Hablando en primera persona, digo que desde el ruido y los distractores de las sociedades sumergidas en el consumismo y la vida artificial, cuesta más identificar al enemigo que nos acecha, cuesta más desenmascarar el rostro del mal porque se oculta en muchos disfraces: el de predicador para ofrecernos paz interior; de activista social para justificar su nivel de vida superior e individualista; de dama de la caridad para ofrecernos los desechos de su sociedad de consumo y así buscar limpiar su conciencia sucia. Estos y muchos otros disfraces engañan a nuestros pueblos indígenas y nos quieren impedir que descubramos ese auténtico rostro de Dios Padre y Madre, que está sufriendo con la pérdida de nuestra identidad cultural, con el debilitamiento de nuestras autoridades tradicionales, con la división interna que nos provoca la política partidista, etc.

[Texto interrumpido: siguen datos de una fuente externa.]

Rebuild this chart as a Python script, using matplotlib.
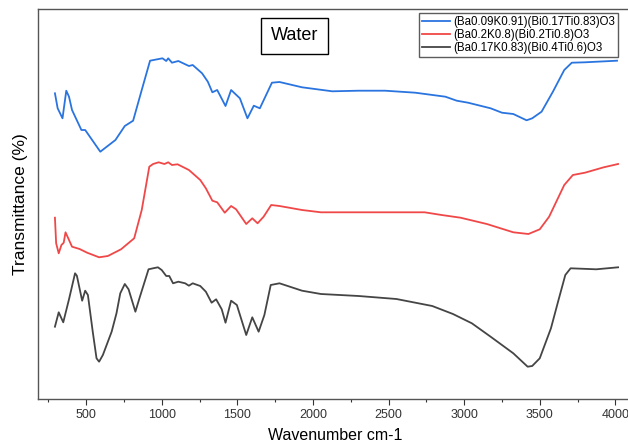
import matplotlib
matplotlib.use("Agg")
import matplotlib.pyplot as plt
from matplotlib.ticker import MultipleLocator

plt.rcParams['font.family'] = ['Liberation Sans', 'DejaVu Sans']

# FTIR spectra (wavenumber in cm-1, transmittance in arbitrary offset units)
wn_a = [294, 312, 344, 369, 387, 407, 469, 494, 594, 694, 756, 811, 868, 923,
        1005, 1030, 1043, 1068, 1110, 1180, 1205, 1267, 1305, 1335, 1367, 1422,
        1459, 1517, 1567, 1609, 1649, 1729, 1779, 1928, 2128, 2302, 2477, 2677,
        2876, 2951, 3026, 3175, 3250, 3325, 3413, 3450, 3512, 3587, 3662, 3712,
        3799, 4011]
t_a = [305.7, 290.7, 280.7, 308.3, 302.3, 289, 269, 269, 247.3, 259, 273, 278.3,
       309, 338.3, 340.7, 338, 340.7, 336.3, 338, 333, 334, 325.7, 317.3, 306.7,
       309, 293, 309, 300.7, 280.7, 293.3, 290.7, 316.3, 317, 311.7, 307.7, 308.3,
       308.3, 306.3, 302.3, 298.3, 296.3, 290.7, 286.3, 285, 278.7, 280.7, 287.3,
       307.3, 329, 336.3, 336.7, 338.3]

wn_b = [294, 302, 319, 337, 352, 364, 382, 407, 457, 507, 586, 644, 731, 818,
        868, 918, 943, 980, 1018, 1043, 1068, 1105, 1180, 1255, 1292, 1335, 1367,
        1417, 1459, 1492, 1559, 1599, 1634, 1674, 1724, 1779, 1928, 2053, 2739,
        2851, 2976, 3150, 3325, 3425, 3500, 3562, 3662, 3719, 3799, 3923, 4018]
t_b = [181.3, 155.7, 145.7, 154, 156.3, 166.7, 160.7, 152.3, 150, 146.3, 141.7,
       143, 149.7, 160.7, 189, 232.3, 235, 236.7, 235, 236.7, 234, 234.7, 229, 219,
       210.7, 198.3, 196.7, 186.3, 193, 189.7, 175, 180.7, 175.7, 182.3, 194, 193,
       189, 186.7, 186.7, 184, 181.3, 175, 166.7, 165, 169.7, 182.3, 214, 224,
       226.3, 231.7, 235]

wn_c = [294, 319, 349, 387, 427, 439, 474, 494, 512, 544, 569, 586, 611, 669,
        701, 726, 756, 781, 826, 856, 913, 943, 975, 1000, 1030, 1050, 1075, 1110,
        1155, 1180, 1205, 1255, 1292, 1330, 1360, 1397, 1422, 1459, 1497, 1559,
        1599, 1641, 1679, 1721, 1779, 1928, 2053, 2302, 2552, 2789, 2926, 3051,
        3175, 3325, 3420, 3450, 3500, 3574, 3624, 3669, 3704, 3874, 4018]
t_c = [72.3, 86.7, 76.7, 99.7, 125.7, 123.3, 98.3, 108.3, 104, 67.3, 40.7, 37.3,
       44, 67.3, 85.7, 105.7, 115, 109.7, 87.3, 102.3, 129.7, 130.7, 131.7, 129,
       123, 123, 115.7, 117.3, 115.7, 113.3, 115.7, 113, 107.3, 96.3, 99.7, 89.7,
       76.3, 98.3, 94, 64, 81.7, 67.3, 84, 114, 115.7, 108.3, 105, 103, 100, 93,
       85, 75.7, 62.3, 45.7, 32.3, 33, 40.7, 70.7, 99, 124, 130.7, 129.7, 131.7]

labels = ["(Ba0.09K0.91)(Bi0.17Ti0.83)O3",
          "(Ba0.2K0.8)(Bi0.2Ti0.8)O3",
          "(Ba0.17K0.83)(Bi0.4Ti0.6)O3"]
colors = ["#2a74e0", "#f04848", "#454545"]

fig = plt.figure(figsize=(6.28, 4.43), dpi=100)
ax = fig.add_axes([38 / 628, 44 / 443, 594 / 628, 390 / 443])

for wn, t, lab, col in zip([wn_a, wn_b, wn_c], [t_a, t_b, t_c], labels, colors):
    ax.plot(wn, t, "-", color=col, lw=1.3, label=lab)

ax.set_xlim(182, 4110)
ax.set_ylim(0, 390)
ax.xaxis.set_major_locator(MultipleLocator(500))
ax.xaxis.set_minor_locator(MultipleLocator(250))
ax.set_yticks([])
ax.tick_params(axis='x', which='major', direction='out', length=4, width=0.8,
               labelsize=9, colors='#333333', pad=3)
ax.tick_params(axis='x', which='minor', direction='out', length=2, width=0.8,
               colors='#333333')
for s in ax.spines.values():
    s.set_color('#555555')
    s.set_linewidth(1.0)

ax.set_xlabel("Wavenumber cm-1", fontsize=11.5, labelpad=5)
ax.set_ylabel("Transmittance (%)", fontsize=12.5, labelpad=7)

ax.text(1877, 363, "Water", fontsize=13, ha='center', va='center',
        bbox=dict(boxstyle='square,pad=0.55', fc='white', ec='black', lw=1.0))

leg = ax.legend(loc='upper right', bbox_to_anchor=(618 / 628, 1 - 12.7 / 443),
                bbox_transform=fig.transFigure, borderaxespad=0,
                fontsize=8.3, frameon=True, fancybox=False, edgecolor='#333333',
                handlelength=2.5, handletextpad=0.25, borderpad=0.25,
                labelspacing=0.1)
leg.get_frame().set_linewidth(1.0)

plt.savefig("out.png", dpi=100)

Hoy por hoy, nuestros pueblos indígenas siguen oprimidos y amenazados por la lógica del mercado del mundo occidental. Nuestros pueblos están confrontados ideológicamente por hermanos de la misma sangre que han sido contagiados por el sistema. Decimos, sin embargo, que los pueblos indígenas siguen siendo pueblos crucificados, pero no aniquilados del todo, porque la identificación de Dios con la historia y el caminar de estos pueblos continúa despertando la conciencia dormida y atrofiada de muchas personas. Como pasó en otros momentos históricos en los que el conquistador se convierte en conquistado, sigue sucediendo en estos tiempos que el evangelizador se vuelve evangelizado por las buenas noticias del proyecto de vida alternativo del que son portadores los pueblos originarios de estas tierras. También, la conciencia ecológica se abre espacio en los países ricos y los movimientos sociales encuentran en los pueblos indígenas sus mejores representantes.
Que el rostro sufriente de nuestros pueblos crucificados nos mantenga firmes en la esperanza, atentos a los signos de los tiempos y solidarios en la lucha por un mundo mejor, más justo y humanizado.